At the time of the movie’s filming, Seneca Falls’ downtown had a building and loan company, and a department store, as well as globe street lamps and a median running down a portion of the main street. And the old New York Central Railroad Passenger—recently converted into the town hall—is the spitting image of the small station where so much drama takes place in the film. The old Victorian mansions on the residential streets of Seneca Falls resemble those of Bedford Falls. Some here say the Partridge house at 54 Cayuga Street is a dead-ringer for the old Granville House where George and Mary Bailey settled, and where the movie’s famous climactic scene takes place.

The bridge may be the most obvious connection. As in the movie, we have a steel truss bridge over our canal; the two might be hard to tell apart in pictures. And our bridge even has its own angel, a human nod to the “Clarence” angel who intervenes as George Bailey contemplates suicide. Today, a plaque honors the memory of Antonio Varacalli, who died in 1917 when he jumped from the bridge to save a suicidal woman.

Other important residents from Seneca Falls history have their cinematic equivalents.

Norman J. Gould, the owner of Goulds Pumps, the largest pump manufacturer in the world at one time, resided in Seneca Falls. He bears a striking resemblance to Mr. Potter, the main antagonist of It’s a Wonderful Life, who was also a wealthy business owner in his community.
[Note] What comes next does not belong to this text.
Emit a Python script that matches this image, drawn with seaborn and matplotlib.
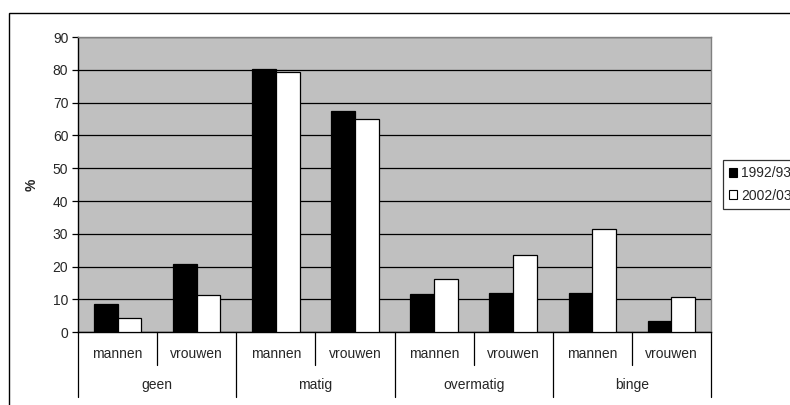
import matplotlib
matplotlib.use("Agg")
import matplotlib.pyplot as plt
import matplotlib.transforms as mtransforms
from matplotlib.patches import Rectangle, Patch
import seaborn as sns
import pandas as pd

# Drinking categories, sexes and survey years
groups = ["geen", "matig", "overmatig", "binge"]
sexes = ["mannen", "vrouwen"]
years = ["1992/93", "2002/03"]

# Percentages per group/sex, one list per survey year
pct_1992 = [8.5, 20.8, 80.2, 67.5, 11.7, 12.1, 12.1, 3.5]
pct_2002 = [4.3, 11.5, 79.4, 65.0, 16.2, 23.6, 31.6, 10.9]

y_ticks = list(range(0, 91, 10))

FS = 10

sns.set_style("white")
plt.rcParams["font.family"] = ["Liberation Sans", "DejaVu Sans"]
plt.rcParams["font.size"] = FS

cats = [f"{g}|{s}" for g in groups for s in sexes]
df = pd.DataFrame({
    "cat": cats * 2,
    "year": [years[0]] * len(cats) + [years[1]] * len(cats),
    "pct": pct_1992 + pct_2002,
})

fig = plt.figure(figsize=(7.9, 4.05), dpi=100)
ax = fig.add_axes([78 / 790, 1 - 332.3 / 405, (711 - 78) / 790, (332.3 - 37) / 405])

sns.barplot(data=df, x="cat", y="pct", hue="year", order=cats, hue_order=years,
            palette=["black", "white"], width=0.6, gap=0, edgecolor="black",
            linewidth=0.9, errorbar=None, legend=False, ax=ax, zorder=3)

ax.set_facecolor("#c0c0c0")
ax.set_xlim(-0.5, len(cats) - 0.5)
ax.set_ylim(0, 90)
ax.set_yticks(y_ticks)
ax.yaxis.grid(True, color="black", linewidth=0.9, zorder=1)
ax.set_axisbelow(True)
ax.set_xlabel("")
ax.set_ylabel("%", fontweight="bold", fontsize=FS, labelpad=10)

for side in ["top", "right"]:
    ax.spines[side].set_color("#808080")
    ax.spines[side].set_linewidth(1)
for side in ["left", "bottom"]:
    ax.spines[side].set_color("black")
    ax.spines[side].set_linewidth(1)

ax.tick_params(axis="y", direction="out", length=4, width=0.9, color="black",
               left=True, labelsize=FS, pad=3)
ax.tick_params(axis="x", length=0, labelbottom=False)

# Two-level category axis drawn below the plot
trans = mtransforms.blended_transform_factory(ax.transData, ax.transAxes)
for i, c in enumerate(cats):
    ax.text(i, -0.0735, c.split("|")[1], transform=trans, ha="center",
            va="center", fontsize=FS)
for gi, g in enumerate(groups):
    ax.text(gi * 2 + 0.5, -0.178, g, transform=trans, ha="center",
            va="center", fontsize=FS)
for gi in range(len(groups)):
    xs = gi * 2 + 0.5
    ax.plot([xs, xs], [0, -0.111], transform=trans, color="black",
            linewidth=0.9, clip_on=False)
for gi in range(len(groups) + 1):
    xg = gi * 2 - 0.5
    ax.plot([xg, xg], [0, -0.219], transform=trans, color="black",
            linewidth=0.9, clip_on=False)

# Chart frame
fig.patches.append(Rectangle((9 / 790, -0.1), 1.2, 1 - 13 / 405 + 0.1,
                             transform=fig.transFigure, fill=False,
                             edgecolor="black", linewidth=1))

handles = [Patch(facecolor="black", edgecolor="black", linewidth=0.8),
           Patch(facecolor="white", edgecolor="black", linewidth=0.8)]
leg = fig.legend(handles, years, loc="upper left",
                 bbox_to_anchor=(722.7 / 790, 1 - 160 / 405),
                 frameon=True, fancybox=False, edgecolor="black",
                 handlelength=0.6, handleheight=0.6, handletextpad=0.25,
                 borderpad=0.45, labelspacing=0.6, fontsize=FS,
                 borderaxespad=0)
leg.get_frame().set_linewidth(0.9)

fig.savefig("out.png", dpi=100)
Just as Mr. Potter had his initials on his carriage, Norman Gould drove around with the license plate NJG1. We also had a George Bailey in John Rumsey, a local manufacturer who loaned his employees money to build homes—a section of Seneca Falls they called Rumseyville.

Perhaps such people are small-town archetypes, but another human binds Bedford Falls and Seneca Falls: Frank Capra himself.

The film director visited Seneca Falls in 1945, as he had family in Auburn, New York. A local barber, Tom Bellissima, recalled cutting his hair and joking about their names (Capra in Italian means goat and Bellissima means pretty one). Tom had just immigrated to America, so he was not familiar with American cinema and didn’t know who Frank Capra was. It would be several months later when attending the movies that he saw Capra’s name and remembered the man who had his hair cut in his shop.

None of this proves that Bedford Falls is based on Seneca Falls. Capra never mentioned Seneca Falls in his memoir, and Philip Van Doren Stern, author of the short story “The Greatest Gift” that inspired the movie, said he had no specific place in mind.

But the link has since been reinforced in the real world, by actual exchanges between the film’s cast and the town’s people. Karolyn Grimes, the actress who played the Baileys’ daughter Zuzu, has been coming to Seneca Falls since 2002 for annual It’s a Wonderful Life celebrations, held the second weekend in December.

“Coming to Seneca Falls is like coming home… I think it is the real Bedford Falls,” said Karolyn when she first arrived in 2002. In more recent years, other actors who played children in the movie—Jimmy Hawkins (Tommy Bailey), Carol Coombs Mueller (Janie), and Jeanine Ann Roose (Young Violet)—have started attending the celebration.

Why don’t you come to Seneca Falls, walk the streets, examine our architecture and bridge, meet Karolyn Grimes, and attend the “Dance by the Light of the Moon” (a nod to a dance and a song from the film) at our local high school? Then you can decide for yourself whether Seneca Falls is the real Bedford Falls.